◆ What is asked ◆
Exactly repeat the lines starting at the one that holds "Emit a Python" and ending at the one that holds "lab.set_fontfamily('Open Sans')". Both end lines count; leave out everything else.

◆ Data shown ◆
= = = =

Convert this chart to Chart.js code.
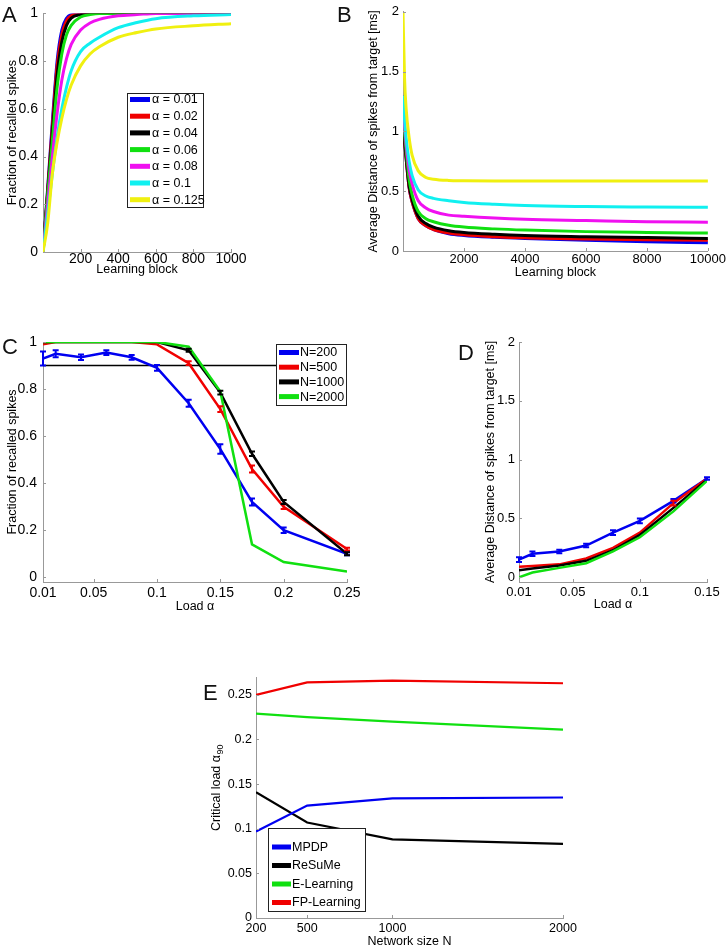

= = = =

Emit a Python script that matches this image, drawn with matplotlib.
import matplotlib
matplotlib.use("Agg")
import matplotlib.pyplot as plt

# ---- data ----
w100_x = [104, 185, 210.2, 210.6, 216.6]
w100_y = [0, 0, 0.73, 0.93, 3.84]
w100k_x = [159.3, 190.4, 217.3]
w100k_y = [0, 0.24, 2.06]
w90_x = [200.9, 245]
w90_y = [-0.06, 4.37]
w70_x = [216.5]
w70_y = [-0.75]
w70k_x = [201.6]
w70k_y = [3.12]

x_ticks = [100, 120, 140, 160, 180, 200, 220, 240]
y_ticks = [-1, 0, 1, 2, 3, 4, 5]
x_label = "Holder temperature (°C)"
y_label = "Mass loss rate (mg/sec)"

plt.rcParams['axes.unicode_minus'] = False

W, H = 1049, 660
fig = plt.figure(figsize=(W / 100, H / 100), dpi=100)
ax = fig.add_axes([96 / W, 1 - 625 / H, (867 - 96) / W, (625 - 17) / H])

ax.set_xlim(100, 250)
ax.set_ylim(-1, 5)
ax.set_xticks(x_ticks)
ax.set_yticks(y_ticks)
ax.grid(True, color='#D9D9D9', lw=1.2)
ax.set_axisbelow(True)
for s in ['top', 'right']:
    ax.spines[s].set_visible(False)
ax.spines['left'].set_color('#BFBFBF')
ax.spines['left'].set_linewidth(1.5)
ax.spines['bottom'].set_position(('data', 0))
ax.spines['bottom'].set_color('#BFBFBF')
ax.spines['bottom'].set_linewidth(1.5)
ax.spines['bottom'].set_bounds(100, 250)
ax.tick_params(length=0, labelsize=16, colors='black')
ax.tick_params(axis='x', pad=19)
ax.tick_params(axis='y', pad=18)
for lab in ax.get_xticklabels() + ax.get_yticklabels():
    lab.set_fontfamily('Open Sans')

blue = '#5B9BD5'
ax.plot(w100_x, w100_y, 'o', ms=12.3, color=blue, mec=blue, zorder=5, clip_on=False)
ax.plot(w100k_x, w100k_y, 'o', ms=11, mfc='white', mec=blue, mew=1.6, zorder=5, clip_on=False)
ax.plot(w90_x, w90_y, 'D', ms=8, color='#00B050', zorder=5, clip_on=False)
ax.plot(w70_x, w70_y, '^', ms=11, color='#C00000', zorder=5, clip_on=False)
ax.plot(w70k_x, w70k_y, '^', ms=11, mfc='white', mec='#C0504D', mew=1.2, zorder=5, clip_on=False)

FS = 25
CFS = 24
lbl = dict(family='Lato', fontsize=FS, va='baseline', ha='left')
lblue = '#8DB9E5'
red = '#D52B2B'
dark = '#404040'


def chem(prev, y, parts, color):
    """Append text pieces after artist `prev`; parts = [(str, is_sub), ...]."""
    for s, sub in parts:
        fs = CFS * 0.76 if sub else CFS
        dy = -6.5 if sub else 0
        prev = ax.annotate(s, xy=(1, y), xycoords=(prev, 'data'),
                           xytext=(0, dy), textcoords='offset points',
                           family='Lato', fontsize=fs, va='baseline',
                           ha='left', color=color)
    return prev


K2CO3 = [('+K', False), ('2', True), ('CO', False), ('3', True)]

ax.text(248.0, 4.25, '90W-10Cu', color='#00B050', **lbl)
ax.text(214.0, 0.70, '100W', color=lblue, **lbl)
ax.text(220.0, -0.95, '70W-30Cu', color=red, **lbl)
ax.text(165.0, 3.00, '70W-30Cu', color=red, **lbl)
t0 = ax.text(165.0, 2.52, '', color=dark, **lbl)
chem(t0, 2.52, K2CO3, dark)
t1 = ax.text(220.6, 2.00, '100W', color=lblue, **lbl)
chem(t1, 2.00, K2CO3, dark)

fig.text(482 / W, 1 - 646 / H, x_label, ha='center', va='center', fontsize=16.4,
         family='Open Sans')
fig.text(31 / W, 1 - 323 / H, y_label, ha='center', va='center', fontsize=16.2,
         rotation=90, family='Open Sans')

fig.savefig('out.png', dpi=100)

= = = =

◆ Problem solution ◆
Emit a Python script that matches this image, drawn with matplotlib.
import matplotlib
matplotlib.use("Agg")
import matplotlib.pyplot as plt

# ---- data ----
w100_x = [104, 185, 210.2, 210.6, 216.6]
w100_y = [0, 0, 0.73, 0.93, 3.84]
w100k_x = [159.3, 190.4, 217.3]
w100k_y = [0, 0.24, 2.06]
w90_x = [200.9, 245]
w90_y = [-0.06, 4.37]
w70_x = [216.5]
w70_y = [-0.75]
w70k_x = [201.6]
w70k_y = [3.12]

x_ticks = [100, 120, 140, 160, 180, 200, 220, 240]
y_ticks = [-1, 0, 1, 2, 3, 4, 5]
x_label = "Holder temperature (°C)"
y_label = "Mass loss rate (mg/sec)"

plt.rcParams['axes.unicode_minus'] = False

W, H = 1049, 660
fig = plt.figure(figsize=(W / 100, H / 100), dpi=100)
ax = fig.add_axes([96 / W, 1 - 625 / H, (867 - 96) / W, (625 - 17) / H])

ax.set_xlim(100, 250)
ax.set_ylim(-1, 5)
ax.set_xticks(x_ticks)
ax.set_yticks(y_ticks)
ax.grid(True, color='#D9D9D9', lw=1.2)
ax.set_axisbelow(True)
for s in ['top', 'right']:
    ax.spines[s].set_visible(False)
ax.spines['left'].set_color('#BFBFBF')
ax.spines['left'].set_linewidth(1.5)
ax.spines['bottom'].set_position(('data', 0))
ax.spines['bottom'].set_color('#BFBFBF')
ax.spines['bottom'].set_linewidth(1.5)
ax.spines['bottom'].set_bounds(100, 250)
ax.tick_params(length=0, labelsize=16, colors='black')
ax.tick_params(axis='x', pad=19)
ax.tick_params(axis='y', pad=18)
for lab in ax.get_xticklabels() + ax.get_yticklabels():
    lab.set_fontfamily('Open Sans')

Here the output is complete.